Once it is up and running, you will see the following:

myjupyter-status

image

By clicking on ‘Go To Jupyter Notebook’, you can access your Jupyter Notebook in the cloud and start coding. And that is basically all you need to do for most simple tasks. If you would like to use more advanced options, such as deploying a Spark/Dask cluster or using GPU’s for your workloads, you can just do so within your existing Jupyter Notebook by clicking on the blue button above and customizing your VM(s) as follows:

Adding a GPU to your VM

Adding a GPU to your VM

Why would you want to add a GPU (Graphics Processing Unit) to your VM? To put it very simply: think of the algorithm you want to train (e.g. a neural network) as a series of mathematical calculations. Now, with a GPU, you are essentially doing all the computations at the same time whereas, with a CPU, you would do them one after another. That is, in essence, why GPU’s are the better choice for expensive computations, especially in relation to machine learning.
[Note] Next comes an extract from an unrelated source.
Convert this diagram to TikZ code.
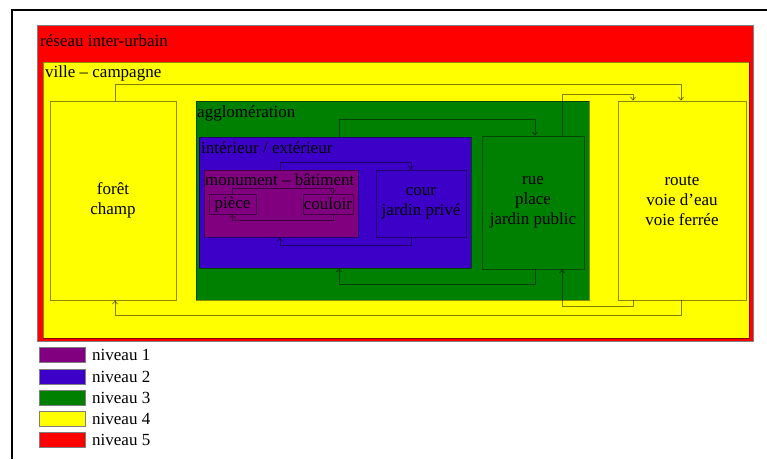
\documentclass[tikz,border=0pt]{standalone}
\usepackage{fontspec}
\setmainfont{Liberation Serif}
\usetikzlibrary{arrows.meta,calc}
\definecolor{lvA}{RGB}{128,0,128}
\definecolor{lvB}{RGB}{60,0,200}
\definecolor{lvC}{RGB}{0,128,0}
\definecolor{lvD}{RGB}{255,255,0}
\definecolor{lvE}{RGB}{255,0,0}
\begin{document}
\begin{tikzpicture}[x=1pt,y=-1pt,
  font=\fontsize{17}{20}\selectfont,
  box/.style={draw=black,draw opacity=0.45,line width=0.8pt,inner sep=0pt,align=center},
  title/.style={anchor=base west,inner sep=0pt},
  conn/.style={draw=black,draw opacity=0.5,line width=0.8pt},
  tip/.style={-{Straight Barb[length=3pt,width=5pt]}},
  legbox/.style={draw=gray,line width=0.8pt,minimum width=46pt,minimum height=15pt,inner sep=0pt},
  legtext/.style={anchor=west,inner sep=0pt}]
\useasboundingbox (0,0) rectangle (767,459);
% frame
\draw[line width=2pt] (767,10) -- (12,10) -- (12,459);
% containers
\node[box,draw=gray,draw opacity=1,fill=lvE,minimum width=716pt,minimum height=316pt] (reseau) at (395,183) {};
\node[title] (reseauT) at (40,46) {réseau inter-urbain};
\node[box,fill=lvD,minimum width=706pt,minimum height=276pt] (ville) at (396,200) {};
\node[title] (villeT) at (45,77) {ville – campagne};
\node[box,fill=lvD,minimum width=126pt,minimum height=199pt] (foret) at (113,200.5) {forêt\\champ};
\node[box,fill=lvC,minimum width=393pt,minimum height=199pt] (aggl) at (392.5,200.5) {};
\node[title] (agglT) at (197,117) {agglomération};
\node[box,fill=lvB,minimum width=272pt,minimum height=131pt] (inter) at (335,202.5) {};
\node[title] (interT) at (201,153) {intérieur / extérieur};
\node[box,fill=lvA,minimum width=154pt,minimum height=67pt] (monu) at (281,203.5) {};
\node[title] (monuT) at (205,185.5) {monument – bâtiment};
\node[box,fill=lvA,minimum width=47pt,minimum height=20pt] (piece) at (232.5,204) {pièce};
\node[box,fill=lvA,minimum width=50pt,minimum height=20pt] (couloir) at (328,204) {couloir};
\node[box,fill=lvB,minimum width=90pt,minimum height=67pt] (cour) at (421,203.5) {cour\\jardin privé};
\node[box,fill=lvC,minimum width=102pt,minimum height=133pt] (rue) at (533,202.5) {rue\\place\\jardin public};
\node[box,fill=lvD,minimum width=128pt,minimum height=199pt] (route) at (682,200.5) {route\\voie d’eau\\voie ferrée};
% levels of connectors
\coordinate (t1) at (0,84);
\coordinate (b1) at (0,315);
\coordinate (t2) at (0,94);
\coordinate (b2) at (0,306);
\coordinate (t3) at (0,119);
\coordinate (b3) at (0,284);
\coordinate (t4) at (0,162);
\coordinate (b4) at (0,245);
\coordinate (t5) at (0,188);
\coordinate (b5) at (0,220);
% foret <-> route
\draw[conn,tip] ([xshift=2pt]foret.north) -- ([xshift=2pt]foret.north |- t1) -| ([xshift=-1pt]route.north);
\draw[conn,tip] ([xshift=-1pt]route.south) -- ([xshift=-1pt]route.south |- b1) -| ([xshift=2pt]foret.south);
% rue <-> route
\draw[conn,tip] ([xshift=29pt]rue.north) -- ([xshift=29pt]rue.north |- t2) -| ([xshift=-49pt]route.north);
\draw[conn,tip] ([xshift=-49pt]route.south) -- ([xshift=-49pt]route.south |- b2) -| ([xshift=29pt]rue.south);
% inter <-> rue
\draw[conn,tip] ([xshift=4pt]inter.north) -- ([xshift=4pt]inter.north |- t3) -| ([xshift=2pt]rue.north);
\draw[conn,tip] ([xshift=2pt]rue.south) -- ([xshift=2pt]rue.south |- b3) -| ([xshift=4pt]inter.south);
% monument <-> cour
\draw[conn,tip] ([xshift=-1pt]monu.north) -- ([xshift=-1pt]monu.north |- t4) -| ([xshift=-10pt]cour.north);
\draw[conn,tip] ([xshift=-10pt]cour.south) -- ([xshift=-10pt]cour.south |- b4) -| ([xshift=-1pt]monu.south);
% piece <-> couloir
\draw[conn,tip] (piece.north) -- (piece.north |- t5) -| ([xshift=5pt]couloir.north);
\draw[conn,tip] ([xshift=5pt]couloir.south) -- ([xshift=5pt]couloir.south |- b5) -| (piece.south);
% legend
\node[legbox,fill=lvA] (l1) at (62,355.2) {};
\node[legtext] (l1t) at (92,355.2) {niveau 1};
\node[legbox,fill=lvB] (l2) at (62,376.5) {};
\node[legtext] (l2t) at (92,376.5) {niveau 2};
\node[legbox,fill=lvC] (l3) at (62,397.7) {};
\node[legtext] (l3t) at (92,397.7) {niveau 3};
\node[legbox,fill=lvD] (l4) at (62,419) {};
\node[legtext] (l4t) at (92,419) {niveau 4};
\node[legbox,fill=lvE] (l5) at (62,440.2) {};
\node[legtext] (l5t) at (92,440.2) {niveau 5};
\end{tikzpicture}
\end{document}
As you can see, getting started with Jupyter Notebooks in the cloud is very intuitive using Saturn Cloud. Once your notebook is running, you can also easily share it from within the notebook with the public or just your teammates. To demonstrate this, I have published a notebook visualizing rat sightings in NYC that you can access using the following link:

https://www.saturncloud.io/published/lksfr/rats-in-nyc/Rats/rats_for_nbviewer_only.ipynb?source=lf-1

Conclusion

DevOps can be a real difficulty when trying to get data science group projects off the ground. Hosting Jupyter Notebooks with Saturn Cloud while also taking care of things like versioning and having the ability to scale in or out as needed can tremendously simplify your life. Personally, the ability to quickly and easily share notebooks is truly helpful. First and foremost, however, you should carefully evaluate and define your needs before starting any project.